Warton, too, admits that the "preface is written with taste, judgment, purity, and elegance." Pope speaks modestly of the design of his preface, which is not, he says, to enter into a criticism upon Shakspeare, "though to do it effectually, and not superficially, would be the best occasion that any just writer could take to form the judgment and taste of our nation." His humbler aim is but to give an account of the fate of his works, and the disadvantages under which they have been transmitted to us. But he cannot neglect the opportunity thus afforded him, "of mentioning some of the principal and characteristic excellences for which (notwithstanding his defects) he is justly and universally elevated above all other dramatic writers."
"If ever any author deserved the name of an original, it was Shakspeare. Homer himself drew not his art so immediately from the fountains of nature; it proceeded through Egyptian strainers and channels, and came to him not without some tincture of the learning, or some cast of the models, of those before him. The poetry of Shakspeare was inspiration indeed: he is not so much an imitator, as an instrument, of Nature; and it is not so just to say that he speaks from her, as that she speaks through him.

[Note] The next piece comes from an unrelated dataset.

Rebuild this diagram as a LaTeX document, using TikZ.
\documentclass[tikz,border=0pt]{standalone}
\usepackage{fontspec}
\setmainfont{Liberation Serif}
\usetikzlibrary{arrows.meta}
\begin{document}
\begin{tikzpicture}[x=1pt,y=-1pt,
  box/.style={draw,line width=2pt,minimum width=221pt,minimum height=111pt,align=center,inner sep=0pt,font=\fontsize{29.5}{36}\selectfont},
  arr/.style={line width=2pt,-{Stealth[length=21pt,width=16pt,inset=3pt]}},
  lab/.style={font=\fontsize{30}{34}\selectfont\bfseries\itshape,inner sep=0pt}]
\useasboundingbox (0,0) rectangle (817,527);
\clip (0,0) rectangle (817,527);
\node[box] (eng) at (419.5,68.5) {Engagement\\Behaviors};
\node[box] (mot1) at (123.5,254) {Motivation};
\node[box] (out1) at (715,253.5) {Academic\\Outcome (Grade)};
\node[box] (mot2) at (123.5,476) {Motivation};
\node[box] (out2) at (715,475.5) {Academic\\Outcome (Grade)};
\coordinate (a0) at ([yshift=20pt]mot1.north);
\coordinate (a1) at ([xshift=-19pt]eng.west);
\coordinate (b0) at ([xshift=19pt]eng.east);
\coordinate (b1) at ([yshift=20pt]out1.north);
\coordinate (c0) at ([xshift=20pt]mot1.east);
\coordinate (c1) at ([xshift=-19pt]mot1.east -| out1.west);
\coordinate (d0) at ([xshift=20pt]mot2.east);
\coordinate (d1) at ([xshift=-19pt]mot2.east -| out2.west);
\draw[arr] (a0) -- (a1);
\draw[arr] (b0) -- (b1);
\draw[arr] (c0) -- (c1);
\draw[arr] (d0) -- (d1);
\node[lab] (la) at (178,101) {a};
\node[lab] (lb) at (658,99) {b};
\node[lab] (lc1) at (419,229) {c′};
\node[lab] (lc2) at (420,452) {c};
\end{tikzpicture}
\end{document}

"His characters are so much nature herself, that it is a sort of injury to call them by so distant a name as copies of her. Those of other poets have a constant resemblance, which shows that they received them from one another, and were but multipliers of the same image; each picture, like a mock rainbow, is but the reflection of a reflection. But every single character in Shakspeare is as much an individual as those in life itself; it is as impossible to find any two alike; and such as from their relation or affinity in any respect appear most to be twins, will, upon comparison, be found remarkably distinct. To this life and variety of character, we must add the wonderful preservation of it; which is such throughout his plays, that had all the speeches been printed without the very names of the persons, I believe one might have applied them with certainty to every speaker.
"The power over our passions was never possessed in a more eminent degree, or displayed in so different instances. Yet all along, there is seen no labour, no pains to raise them; no preparation to guide or guess to the effect, or be perceived to lead toward it, but the heart swells, and the tears burst out, just at the proper places; we are surprised at the moment we weep; and yet upon reflection, find the passion so just, that we should be surprised if we had not wept, and wept at that very moment.